HAVING been given the role of vitalizing the economies of the former Soviet bloc, what the IMF and bank "do or don't do in the 1990s is extraordinarily crucial," notes John Sewell, president of the Overseas Development Council, a Washington think tank.
As a financial boost to the IMF, the G-7 and four other European countries were expected yesterday to approve use of the General Arrangements to Borrow (GAB) - a special line of credit established for the IMF in 1962 by the world's richest nations.
The GAB was last activated in 1983 at the height of the developing-country debt crisis. The GAB money is to be used for a $6 billion stabilization fund for the ruble - should Russia and other republics still using the ruble get their fiscal policies in order to satisfy the IMF.
Of the $100 billion or so to be loaned to the republics in the next four years, about $25 billion to $35 billion will come from the fund and bank. The IMF expects to loan about $2.5 billion this year to the republics, half of which will go to Russia. Loan commitments should build to an annual level of $4.5 billion to $5 billion for the fund's fiscal year starting in July 1994, says Wilfried Thalwitz, a high IMF official.

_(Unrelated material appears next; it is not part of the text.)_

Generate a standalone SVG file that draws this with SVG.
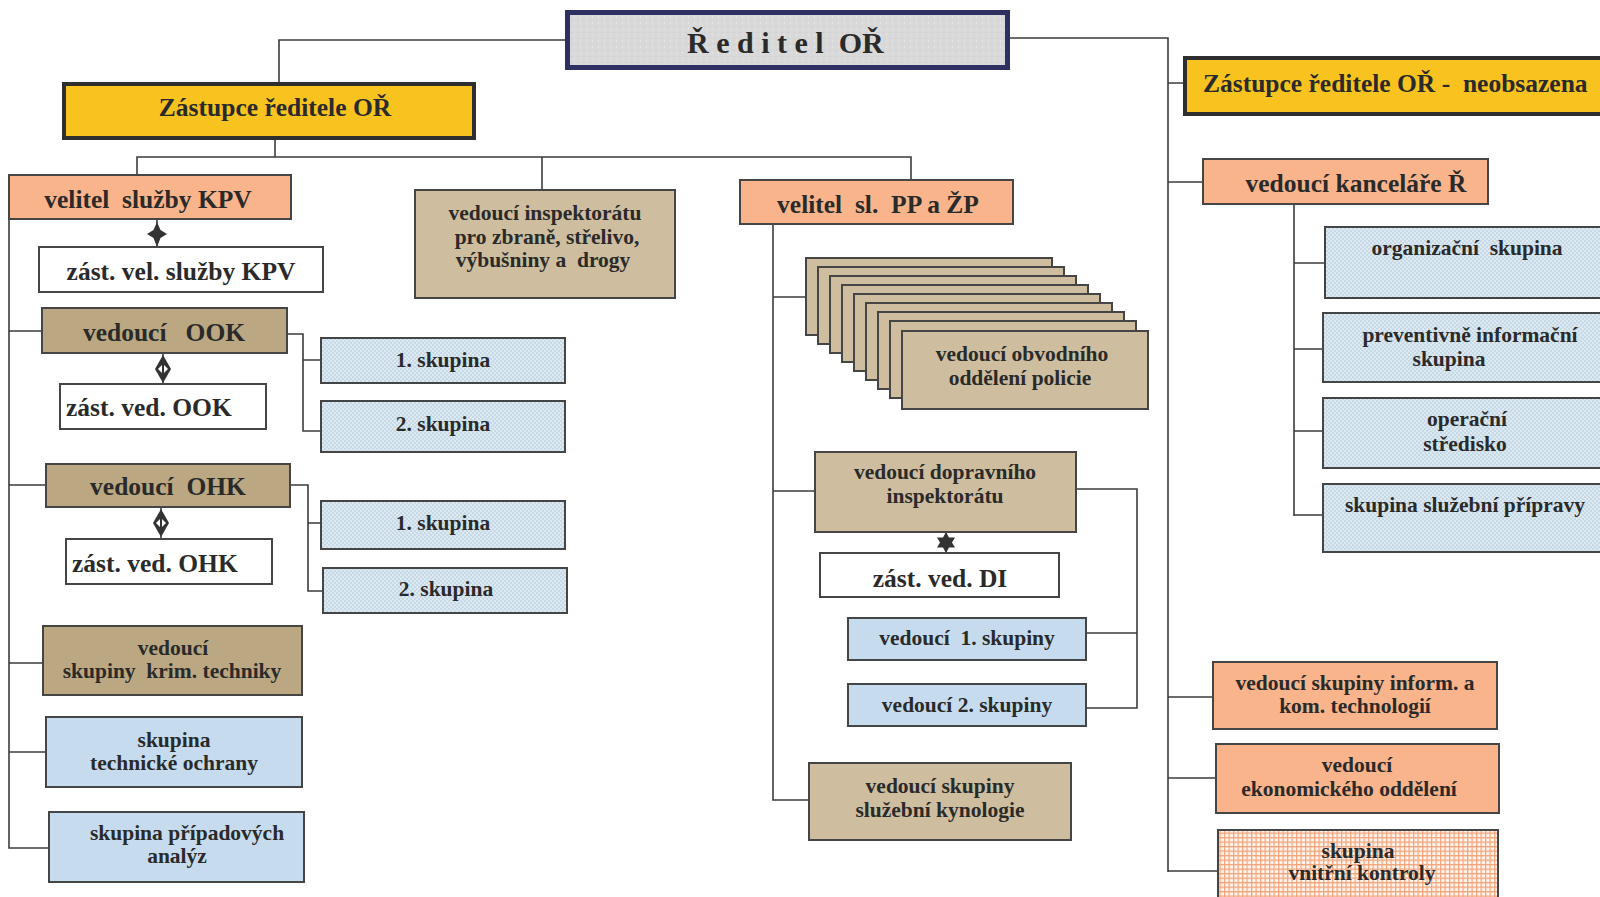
<svg xmlns="http://www.w3.org/2000/svg" width="1600" height="897" viewBox="0 0 1600 897">
<style>
text{font-family:"Liberation Serif","Times New Roman",serif;font-weight:bold;fill:#2a2a2a;}
.b{font-size:25.5px;}
.s{font-size:21.5px;}
.m{text-anchor:middle;}
.box{stroke:#454545;stroke-width:2;}
.sal{fill:#f9b48b;}
.dt{fill:#bba882;}
.lt{fill:#cebe9f;}
.blu{fill:#c6dcee;}
.chk{fill:url(#chk);}
.wh{fill:#ffffff;}
.yel{fill:#f8c31f;stroke:#2e2e2e;stroke-width:4;}
.con{fill:none;stroke:#3c3c3c;stroke-width:1.6;}
.mk{fill:#333;}
</style>
<defs>
<pattern id="chk" width="4" height="4" patternUnits="userSpaceOnUse">
<rect width="4" height="4" fill="#dde9f2"/>
<rect width="2" height="2" fill="#c8d9e6"/>
<rect x="2" y="2" width="2" height="2" fill="#c8d9e6"/>
</pattern>
<pattern id="grid" width="4.5" height="4.5" patternUnits="userSpaceOnUse">
<rect width="4.5" height="4.5" fill="#fff6f0"/>
<path d="M0 0.6H4.5M0.6 0V4.5" stroke="#f3a57b" stroke-width="1.3"/>
</pattern>
<pattern id="gray" width="6" height="6" patternUnits="userSpaceOnUse">
<rect width="6" height="6" fill="#d9d9d9"/>
<rect x="1" y="2" width="2" height="1" fill="#cfcfcf"/>
<rect x="4" y="4" width="1" height="2" fill="#e3e3e3"/>
</pattern>
<g id="dia">
<polygon points="0,-14 8,0 0,14 -8,0" fill="#333"/>
<polygon points="-1,-4 -5,0 -1,4" fill="#fff"/>
<polygon points="1,-4 5,0 1,4" fill="#fff"/>
</g>
</defs>
<rect width="1600" height="897" fill="#ffffff"/>

<g id="connectors">
<path class="con" d="M566 40H279V82"/>
<path class="con" d="M1009 38H1168V872"/>
<path class="con" d="M275 139V157M137 175V157H911V180M542 157V190"/>
<path class="con" d="M9 219V848H49M9 331H42M9 485H46M9 663H43M9 752H46"/>
<path class="con" d="M287 334H303V431H321M303 360H321"/>
<path class="con" d="M290 485H308V591H323M308 523H321"/>
<path class="con" d="M773 224V800H809M773 297H806M773 491H815"/>
<path class="con" d="M1076 489H1137V708H1086M1137 633H1086"/>
<path class="con" d="M1168 83H1185M1168 182H1203M1168 697H1213M1168 778H1216M1168 871H1218"/>
<path class="con" d="M1294 204V516M1294 263H1325M1294 349H1323M1294 431H1323M1294 515H1323"/>
<path class="con" d="M157 220V247M163 353V384M161 507V539M946 532V553"/>
<polygon class="mk" points="157,222 160.5,230 167,234 160.5,238 157,247 153.5,238 147,234 153.5,230"/>
<use href="#dia" x="163" y="369"/>
<use href="#dia" x="161" y="523"/>
<polygon class="mk" points="946,532 949,537.5 955,537.5 952,542.5 955,547.5 949,547.5 946,553 943,547.5 937,547.5 940,542.5 937,537.5 943,537.5"/>
</g>

<g id="reditel">
<rect x="567.5" y="12.5" width="440" height="55" fill="url(#gray)" stroke="#2e3062" stroke-width="5"/>
<text x="687" y="53" style="font-size:30px"><tspan letter-spacing="7.5">Ředitel</tspan><tspan> OŘ</tspan></text>
</g>
<g id="zastupce">
<rect class="yel" x="64" y="84" width="410" height="54"/>
<text class="b m" x="275" y="116">Zástupce ředitele OŘ</text>
</g>
<g id="zastupce2">
<rect class="yel" x="1185" y="58" width="430" height="56"/>
<text class="b" x="1203" y="92" xml:space="preserve">Zástupce ředitele OŘ -  neobsazena</text>
</g>

<g id="kpv"><rect class="box sal" x="9" y="175" width="282" height="44"/><text class="b m" x="148" y="208" xml:space="preserve">velitel  služby KPV</text></g>
<g id="zast-kpv"><rect class="box wh" x="39" y="247" width="284" height="45"/><text class="b m" x="181" y="280">zást. vel. služby KPV</text></g>
<g id="ook"><rect class="box dt" x="42" y="308" width="245" height="45"/><text class="b m" x="164" y="341" xml:space="preserve">vedoucí   OOK</text></g>
<g id="zast-ook"><rect class="box wh" x="60" y="384" width="206" height="45"/><text class="b" x="66" y="416">zást. ved. OOK</text></g>
<g id="ook-1"><rect class="box chk" x="321" y="338" width="244" height="45"/><text class="s m" x="443" y="367">1. skupina</text></g>
<g id="ook-2"><rect class="box chk" x="321" y="401" width="244" height="51"/><text class="s m" x="443" y="431">2. skupina</text></g>
<g id="ohk"><rect class="box dt" x="46" y="464" width="244" height="43"/><text class="b m" x="168" y="495" xml:space="preserve">vedoucí  OHK</text></g>
<g id="zast-ohk"><rect class="box wh" x="66" y="539" width="206" height="45"/><text class="b" x="72" y="572">zást. ved. OHK</text></g>
<g id="ohk-1"><rect class="box chk" x="321" y="501" width="244" height="48"/><text class="s m" x="443" y="530">1. skupina</text></g>
<g id="ohk-2"><rect class="box chk" x="323" y="568" width="244" height="45"/><text class="s m" x="446" y="596">2. skupina</text></g>
<g id="krim"><rect class="box dt" x="43" y="626" width="259" height="69"/><text class="s m" x="173" y="655">vedoucí</text><text class="s m" x="172" y="678" xml:space="preserve">skupiny  krim. techniky</text></g>
<g id="tech"><rect class="box blu" x="46" y="717" width="256" height="70"/><text class="s m" x="174" y="747">skupina</text><text class="s m" x="174" y="770">technické ochrany</text></g>
<g id="pripad"><rect class="box blu" x="49" y="812" width="255" height="70"/><text class="s m" x="187" y="840">skupina případových</text><text class="s m" x="177" y="863">analýz</text></g>

<g id="inspektorat"><rect class="box lt" x="415" y="190" width="260" height="108"/><text class="s m" x="545" y="220">vedoucí inspektorátu</text><text class="s m" x="547" y="244">pro zbraně, střelivo,</text><text class="s m" x="543" y="267" xml:space="preserve">výbušniny a  drogy</text></g>

<g id="pp"><rect class="box sal" x="740" y="180" width="273" height="44"/><text class="b m" x="878" y="213" xml:space="preserve">velitel  sl.  PP a ŽP</text></g>
<g id="obvod">
<rect class="box lt" x="806" y="258" width="246" height="77"/>
<rect class="box lt" x="818" y="267" width="246" height="77"/>
<rect class="box lt" x="830" y="276" width="246" height="77"/>
<rect class="box lt" x="842" y="285" width="246" height="77"/>
<rect class="box lt" x="854" y="294" width="246" height="77"/>
<rect class="box lt" x="866" y="303" width="246" height="77"/>
<rect class="box lt" x="878" y="312" width="246" height="77"/>
<rect class="box lt" x="890" y="321" width="246" height="77"/>
<rect class="box lt" x="902" y="331" width="246" height="78"/>
<text class="s m" x="1022" y="361">vedoucí obvodního</text><text class="s m" x="1020" y="385">oddělení policie</text>
</g>
<g id="doprav"><rect class="box lt" x="815" y="452" width="261" height="80"/><text class="s m" x="945" y="479">vedoucí dopravního</text><text class="s m" x="945" y="503">inspektorátu</text></g>
<g id="zast-di"><rect class="box wh" x="820" y="553" width="239" height="44"/><text class="b m" x="940" y="587">zást. ved. DI</text></g>
<g id="ved1"><rect class="box blu" x="848" y="618" width="238" height="42"/><text class="s m" x="967" y="645" xml:space="preserve">vedoucí  1. skupiny</text></g>
<g id="ved2"><rect class="box blu" x="848" y="684" width="238" height="42"/><text class="s m" x="967" y="712">vedoucí 2. skupiny</text></g>
<g id="kyno"><rect class="box lt" x="809" y="763" width="262" height="77"/><text class="s m" x="940" y="793">vedoucí skupiny</text><text class="s m" x="940" y="817">služební kynologie</text></g>

<g id="kancelar"><rect class="box sal" x="1203" y="159" width="285" height="45"/><text class="b m" x="1356" y="192">vedoucí kanceláře Ř</text></g>
<g id="org"><rect class="box chk" x="1325" y="227" width="290" height="71"/><text class="s m" x="1467" y="255" xml:space="preserve">organizační  skupina</text></g>
<g id="prevent"><rect class="box chk" x="1323" y="313" width="290" height="69"/><text class="s m" x="1470" y="342">preventivně informační</text><text class="s m" x="1449" y="366">skupina</text></g>
<g id="operacni"><rect class="box chk" x="1323" y="398" width="290" height="70"/><text class="s m" x="1467" y="426">operační</text><text class="s m" x="1465" y="451">středisko</text></g>
<g id="priprava"><rect class="box chk" x="1323" y="484" width="290" height="68"/><text class="s m" x="1465" y="512">skupina služební přípravy</text></g>
<g id="inform"><rect class="box sal" x="1213" y="662" width="284" height="67"/><text class="s m" x="1355" y="690">vedoucí skupiny inform. a</text><text class="s m" x="1355" y="713">kom. technologií</text></g>
<g id="ekonom"><rect class="box sal" x="1216" y="744" width="283" height="69"/><text class="s m" x="1357" y="772">vedoucí</text><text class="s m" x="1349" y="796">ekonomického oddělení</text></g>
<g id="vnitrni"><rect class="box" fill="url(#grid)" x="1218" y="830" width="280" height="80"/><text class="s m" x="1358" y="858">skupina</text><text class="s m" x="1362" y="880">vnitřní kontroly</text></g>
</svg>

The bank anticipates making its first loan - about $500 million - to Russia in the summer. It will be for the purchase of essential imports, such as machine parts, that can help get the economy growing again.
Next will be some smaller loans to the Baltic states, followed by further loans to Russia to boost oil and gas production and improve the agricultural system. By the end of this year, total loan commitments could reach $1.5 billion, says World Bank spokesman Tim Cullen. By the end of 1994, bank loan commitments to the republics could be running between $4 billion and $5 billion a year.